Glover makes it plain that lies are the tools of totalitarianism, and a commitment to trying to see and express the truth is one of the “moral resources” that constitutes and defends our humanity.

So what about the lies? Here is an important example. New York Times journalist Walter Duranty was an apologist for Stalin during the 1930s and an influential thought-leader about the Soviet Union in the United States as well. And, shamefully, Duranty obscured and justified Stalin’s massive crimes to a broad public in the United States through his position at the New York Times. In 1932 Duranty published a poem called ‘Red Square’ in the New York Times, which included the lines:

Russians may be hungry and short of clothes and comfort

But you can’t make an omelette without breaking eggs.

“You can’t make an omelette without breaking eggs” …. This phrase is fundamentally odious and dehumanizing. It subsumes in a few words the moral reversal represented by totalitarianism: rather than society existing for the freedom and wellbeing of the citizens, the citizens exist as raw materials for the success of the state. And indeed, the phrase was to be used frequently by Stalin’s supporters and eventually those of the Great Navigator, Chairman Mao.

Vasily Grossman captures each aspect of these features of Stalinist totalitarianism in his last major novel, Everything Flows (1961), and this novel is more explicit and damning about the Gulag and Stalin’s other crimes than would have been thought possible during Stalin’s life. The novel captures the situation of ordinary Soviet citizens faced with moral dilemmas and difficult choices between complicity, ideological conviction, personal self-interest, honest recognition of the facts, and shame. Here are the reflections of the comfortable scientist, Nikolay Andreyevich:

He remembered how in 1937, at a meeting called in connection with the Moscow Trials, he had voted in favor of the death penalty for Rykov and Bukharin. He had not thought about those meetings for seventeen years….

But now—now Nikolay Andreyevich remembered that there had been doubt; his certainty of Bukharin’s guilt had been a pretense. …

He believed, after all, that a socialist society, a society without private property, had been constructed for the first time in history, and that socialism required the dictatorship of the State. …

Could this really be socialism—with the labor camps of Kolyma, with the horrors of collectivization, with the cannibalism and the millions of deaths during the famine? Yes, there were times when a very different understanding had found its way into the borderlands of his consciousness: that the Terror really had been very inhuman, that the sufferings of the workers and peasants had been very great indeed. (29-33)

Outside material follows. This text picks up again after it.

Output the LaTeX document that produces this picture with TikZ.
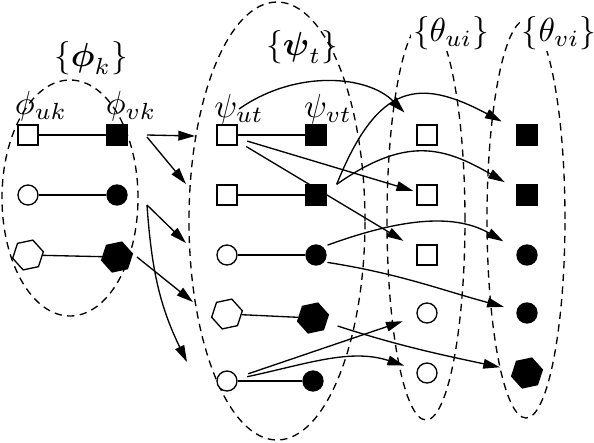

Aleksandr Solzhenitsyn describes the psychology of ordinary people under Stalinist totalitarianism in similar terms:

The mildest and at the same time the most widespread form of betrayal was not to do anything bad directly, but just not to notice the doomed person next to one, not to help him, to turn away one’s face, to shrink back. They had arrested a neighbour, your comrade at work, or even your close friend. You kept silence. You acted as if you had not noticed. Gulag, 25

There are two key insights here. First, “totalizing” ideologies that persuade ordinary human beings of the supreme moral importance  of the state are prolific catalysts to great evil. “True believers” are willing to do atrocious things to their fellow human beings — especially when their own careers and wellbeing depend upon it. And second is the crucial importance of revealing the truth about atrocities. In that light, Timothy Snyder’s recent post on Documenting Ukraine is important and timely. Russia’s current atrocities in Ukraine — deliberate, cruel, and deadly — are inexcusable. And, as Snyder argues, it is essential to document these actions of state against innocent civilians. History must judge Vladimir Putin and his fellow Russian rulers for the atrocities they have ordered and executed.